* SUPPLIED DATA *

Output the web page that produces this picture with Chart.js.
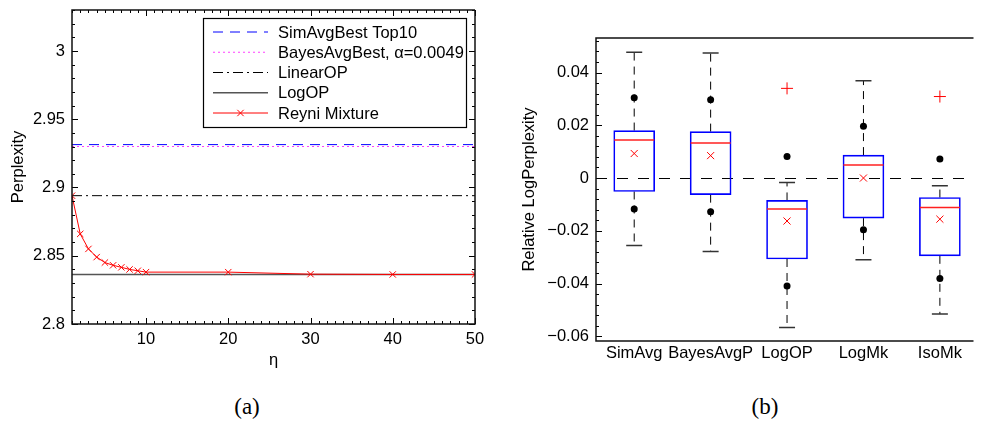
<!DOCTYPE html>
<html>
<head>
<meta charset="utf-8">
<script src="https://cdn.jsdelivr.net/npm/chart.js@4.4.1/dist/chart.umd.min.js"></script>
<style>
  body { margin: 0; background: #fff; width: 995px; height: 428px; overflow: hidden; position: relative; }
  canvas { position: absolute; top: 0; }
  #chartA { left: 0; }
  #chartB { left: 500px; }
  .cap { position: absolute; top: 394px; font-family: "Liberation Serif", "Times New Roman", serif; font-size: 23px; transform: translateX(-50%); }
</style>
</head>
<body>
<canvas id="chartA" width="495" height="380"></canvas>
<canvas id="chartB" width="495" height="380"></canvas>
<div class="cap" style="left:247px">(a)</div>
<div class="cap" style="left:765px">(b)</div>
<script>
Chart.defaults.font.family = '"Liberation Sans", Arial, sans-serif';
Chart.defaults.font.size = 16.5;
Chart.defaults.color = '#000';

// (a) perplexity vs eta
const etaValues = [1, 2, 3, 4, 5, 6, 7, 8, 9, 10, 20, 30, 40, 50];
const reyniPerplexity = [2.894, 2.866, 2.855, 2.849, 2.845, 2.843, 2.8415, 2.840, 2.839, 2.838, 2.838, 2.8365, 2.8363, 2.8363];
const simAvgBestTop10 = 2.9314;
const bayesAvgBest = 2.9300;
const linearOPValue = 2.894;
const logOPValue = 2.8362;
const etaTicks = [10, 20, 30, 40, 50];
const perplexityTicks = [2.8, 2.85, 2.9, 2.95, 3];

// (b) relative log perplexity box plots
const methods = ['SimAvg', 'BayesAvgP', 'LogOP', 'LogMk', 'IsoMk'];
const whiskerHigh = [0.0477, 0.0474, -0.0017, 0.0369, -0.0029];
const upperDot = [0.0304, 0.0297, 0.0082, 0.0196, 0.0072];
const q3 = [0.0180, 0.0176, -0.0085, 0.0087, -0.0074];
const medians = [0.0144, 0.0133, -0.0117, 0.0049, -0.0112];
const means = [0.0093, 0.0085, -0.0163, 0.0000, -0.0156];
const q1 = [-0.0051, -0.0063, -0.0307, -0.0152, -0.0295];
const lowerDot = [-0.0117, -0.0128, -0.0409, -0.0196, -0.0381];
const whiskerLow = [-0.0256, -0.0279, -0.0567, -0.0310, -0.0516];
const outlierMethod = [3, 5];
const outlierValue = [0.0340, 0.0309];
const relTicks = [-0.06, -0.04, -0.02, 0, 0.02, 0.04];

// inward matlab-style ticks + frame
const frameTicks = {
  id: 'frameTicks',
  afterDatasetsDraw(chart, args, o) {
    const { ctx, chartArea: a, scales: { x, y } } = chart;
    ctx.save();
    ctx.strokeStyle = '#000';
    ctx.lineWidth = 1;
    ctx.beginPath();
    const mark = (axis, v, len) => {
      if (axis === 'x') {
        const px = Math.round(x.getPixelForValue(v)) + 0.5;
        ctx.moveTo(px, a.bottom); ctx.lineTo(px, a.bottom - len);
        if (o.mirror) { ctx.moveTo(px, a.top); ctx.lineTo(px, a.top + len); }
      } else {
        const py = Math.round(y.getPixelForValue(v)) + 0.5;
        ctx.moveTo(a.left, py); ctx.lineTo(a.left + len, py);
        if (o.mirror) { ctx.moveTo(a.right, py); ctx.lineTo(a.right - len, py); }
      }
    };
    const minors = (axis, scale, step) => {
      for (let k = Math.ceil(scale.min / step - 1e-6); k * step <= scale.max + 1e-9; k++) mark(axis, k * step, 3);
    };
    if (o.xMinor) minors('x', x, o.xMinor);
    if (o.yMinor) minors('y', y, o.yMinor);
    if (o.xMajor) x.ticks.forEach(t => mark('x', t.value, 6));
    y.ticks.forEach(t => mark('y', t.value, 6));
    ctx.stroke();

    ctx.lineWidth = 1.5;
    ctx.strokeStyle = '#111';
    ctx.beginPath();
    ctx.moveTo(a.right, a.top);
    ctx.lineTo(a.left, a.top);
    ctx.lineTo(a.left, a.bottom);
    ctx.lineTo(a.right, a.bottom);
    if (o.mirror) ctx.lineTo(a.right, a.top);
    ctx.stroke();
    ctx.restore();
  }
};

const boxLegend = {
  id: 'boxLegend',
  afterDraw(chart, args, o) {
    if (!o.show) return;
    const ctx = chart.ctx;
    ctx.save();
    ctx.fillStyle = '#fff';
    ctx.fillRect(o.left, o.top, o.width, o.height);
    ctx.strokeStyle = '#000';
    ctx.lineWidth = 1.2;
    ctx.strokeRect(o.left + 0.5, o.top + 0.5, o.width, o.height);
    chart.data.datasets.forEach((ds, i) => {
      const yy = o.top + o.firstRow + i * o.rowGap;
      const x0 = o.left + 10, x1 = x0 + 55;
      ctx.strokeStyle = ds.borderColor;
      ctx.lineWidth = ds.borderWidth;
      ctx.setLineDash(ds.borderDash || []);
      ctx.beginPath(); ctx.moveTo(x0, yy); ctx.lineTo(x1, yy); ctx.stroke();
      ctx.setLineDash([]);
      if (ds.pointRadius > 0) {
        ctx.strokeStyle = ds.pointBorderColor || ds.borderColor;
        Chart.helpers.drawPoint(ctx, { pointStyle: ds.pointStyle, radius: ds.pointRadius, borderWidth: 1, rotation: 0 }, (x0 + x1) / 2, yy);
      }
      ctx.fillStyle = '#000';
      ctx.font = '16.5px "Liberation Sans", Arial, sans-serif';
      ctx.textBaseline = 'middle';
      ctx.fillText(ds.label, x1 + 10, yy + 1);
    });
    ctx.restore();
  }
};

const zeroLine = {
  id: 'zeroLine',
  beforeDatasetsDraw(chart, args, o) {
    if (!o.show) return;
    const { ctx, chartArea: a, scales: { y } } = chart;
    const py = Math.round(y.getPixelForValue(0)) + 0.5;
    ctx.save();
    ctx.strokeStyle = '#000';
    ctx.lineWidth = 1;
    ctx.setLineDash([11, 10]);
    ctx.beginPath(); ctx.moveTo(a.left, py); ctx.lineTo(a.right, py); ctx.stroke();
    ctx.restore();
  }
};

const noPad = s => { s.paddingTop = 0; s.paddingBottom = 0; s.paddingLeft = 0; s.paddingRight = 0; };

const flatLine = v => [{ x: etaValues[0], y: v }, { x: etaValues[etaValues.length - 1], y: v }];

new Chart(document.getElementById('chartA'), {
  type: 'scatter',
  data: {
    datasets: [
      { label: 'SimAvgBest Top10', data: flatLine(simAvgBestTop10), showLine: true, borderColor: '#0000ff', borderWidth: 1, borderDash: [10, 7], pointRadius: 0, order: 1 },
      { label: 'BayesAvgBest, \u03b1=0.0049', data: flatLine(bayesAvgBest), showLine: true, borderColor: '#ff40ff', borderWidth: 1.2, borderDash: [2, 3], pointRadius: 0, order: 1 },
      { label: 'LinearOP', data: flatLine(linearOPValue), showLine: true, borderColor: '#000', borderWidth: 1, borderDash: [10, 4, 2, 4], pointRadius: 0, order: 1 },
      { label: 'LogOP', data: flatLine(logOPValue), showLine: true, borderColor: '#555', borderWidth: 1.5, pointRadius: 0, order: 1 },
      { label: 'Reyni Mixture', data: etaValues.map((e, i) => ({ x: e, y: reyniPerplexity[i] })), showLine: true,
        borderColor: '#ff0000', borderWidth: 1, pointStyle: 'crossRot', pointRadius: 4.5, pointBorderColor: '#ff0000', pointBorderWidth: 1, order: 0 }
    ]
  },
  options: {
    responsive: false,
    animation: false,
    events: [],
    layout: { padding: { top: 10, right: 20, left: 0, bottom: 0 } },
    plugins: {
      legend: { display: false },
      tooltip: { enabled: false },
      frameTicks: { xMinor: 1, yMinor: 0.01, xMajor: true, mirror: true },
      boxLegend: { show: true, left: 203, top: 18, width: 263, height: 109, firstRow: 14, rowGap: 20.25 },
      zeroLine: { show: false }
    },
    scales: {
      x: {
        type: 'linear', min: 1, max: 50,
        grid: { display: false, drawTicks: false }, border: { display: false },
        ticks: { padding: 6, maxRotation: 0 },
        afterBuildTicks: s => { s.ticks = etaTicks.map(v => ({ value: v })); },
        afterFit: s => { s.height = 56; noPad(s); },
        title: { display: true, text: '\u03b7', padding: { top: 0, bottom: 10 } }
      },
      y: {
        type: 'linear', min: 2.8, max: 3.03,
        grid: { display: false, drawTicks: false }, border: { display: false },
        ticks: { padding: 7, callback: v => String(v) },
        afterBuildTicks: s => { s.ticks = perplexityTicks.map(v => ({ value: v })); },
        afterFit: s => { s.width = 72; noPad(s); },
        title: { display: true, text: 'Perplexity', padding: { top: 9, bottom: 0 } }
      }
    }
  },
  plugins: [frameTicks, boxLegend, zeroLine]
});

const whiskerPath = methods.flatMap((m, i) => [
  { x: i + 1, y: q3[i] }, { x: i + 1, y: whiskerHigh[i] }, { x: i + 1, y: null },
  { x: i + 1, y: q1[i] }, { x: i + 1, y: whiskerLow[i] }, { x: i + 1, y: null }
]);
const capPoints = methods.flatMap((m, i) => [{ x: i + 1, y: whiskerHigh[i] }, { x: i + 1, y: whiskerLow[i] }]);
const dotPoints = methods.flatMap((m, i) => [{ x: i + 1, y: upperDot[i] }, { x: i + 1, y: lowerDot[i] }]);

new Chart(document.getElementById('chartB'), {
  type: 'bar',
  data: {
    datasets: [
      { type: 'line', label: 'whiskers', data: whiskerPath, borderColor: '#000', borderWidth: 1, borderDash: [8, 6], pointRadius: 0, spanGaps: false, order: 5 },
      { type: 'bar', label: 'box', data: methods.map((m, i) => ({ x: i + 1, y: [q1[i], q3[i]] })), backgroundColor: 'rgba(0,0,0,0)',
        borderColor: '#0000ff', borderWidth: 1, borderSkipped: false, barThickness: 41, order: 4 },
      { type: 'scatter', label: 'caps', data: capPoints, pointStyle: 'line', pointRadius: 8, pointBorderColor: '#333', pointBorderWidth: 1.5, order: 3 },
      { type: 'scatter', label: 'median', data: methods.map((m, i) => ({ x: i + 1, y: medians[i] })), pointStyle: 'line', pointRadius: 20, pointBorderColor: '#ff2020', pointBorderWidth: 1.5, order: 2 },
      { type: 'scatter', label: 'mean', data: methods.map((m, i) => ({ x: i + 1, y: means[i] })), pointStyle: 'crossRot', pointRadius: 5, pointBorderColor: '#ff0000', pointBorderWidth: 1, order: 1 },
      { type: 'scatter', label: 'dots', data: dotPoints, pointStyle: 'circle', pointRadius: 3.5, pointBackgroundColor: '#000', pointBorderColor: '#000', pointBorderWidth: 0, order: 1 },
      { type: 'scatter', label: 'outliers', data: outlierMethod.map((m, i) => ({ x: m, y: outlierValue[i] })), pointStyle: 'cross', pointRadius: 6, pointBorderColor: '#ff0000', pointBorderWidth: 1, order: 0 }
    ]
  },
  options: {
    responsive: false,
    animation: false,
    events: [],
    layout: { padding: { top: 38, right: 0, left: 0, bottom: 0 } },
    plugins: {
      legend: { display: false },
      tooltip: { enabled: false },
      frameTicks: { yMinor: 0.004, xMajor: false, mirror: false },
      boxLegend: { show: false },
      zeroLine: { show: true }
    },
    scales: {
      x: {
        type: 'linear', min: 0.5, max: 5.44, offset: false,
        grid: { display: false, drawTicks: false }, border: { display: false },
        ticks: { padding: 3, autoSkip: false, maxRotation: 0, callback: v => methods[v - 1] },
        afterBuildTicks: s => { s.ticks = methods.map((m, i) => ({ value: i + 1 })); },
        afterFit: s => { s.height = 39; noPad(s); }
      },
      y: {
        type: 'linear', min: -0.0618, max: 0.0531,
        grid: { display: false, drawTicks: false }, border: { display: false },
        ticks: { padding: 7, callback: v => v === 0 ? '0' : (v < 0 ? '\u2212' : '') + Math.abs(v) },
        afterBuildTicks: s => { s.ticks = relTicks.map(v => ({ value: v })); },
        afterFit: s => { s.width = 96; noPad(s); },
        title: { display: true, text: 'Relative LogPerplexity', padding: { top: 20, bottom: 0 } }
      }
    }
  },
  plugins: [frameTicks, boxLegend, zeroLine]
});
</script>
</body>
</html>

* GIVEN PROBLEM *
Repeat the listing above up to and including the line with "Chart.defaults.color = '#000';", starting from its first line. Drop any pictures.

* FULL OUTPUT *
Output the web page that produces this picture with Chart.js.
<!DOCTYPE html>
<html>
<head>
<meta charset="utf-8">
<script src="https://cdn.jsdelivr.net/npm/chart.js@4.4.1/dist/chart.umd.min.js"></script>
<style>
  body { margin: 0; background: #fff; width: 995px; height: 428px; overflow: hidden; position: relative; }
  canvas { position: absolute; top: 0; }
  #chartA { left: 0; }
  #chartB { left: 500px; }
  .cap { position: absolute; top: 394px; font-family: "Liberation Serif", "Times New Roman", serif; font-size: 23px; transform: translateX(-50%); }
</style>
</head>
<body>
<canvas id="chartA" width="495" height="380"></canvas>
<canvas id="chartB" width="495" height="380"></canvas>
<div class="cap" style="left:247px">(a)</div>
<div class="cap" style="left:765px">(b)</div>
<script>
Chart.defaults.font.family = '"Liberation Sans", Arial, sans-serif';
Chart.defaults.font.size = 16.5;
Chart.defaults.color = '#000';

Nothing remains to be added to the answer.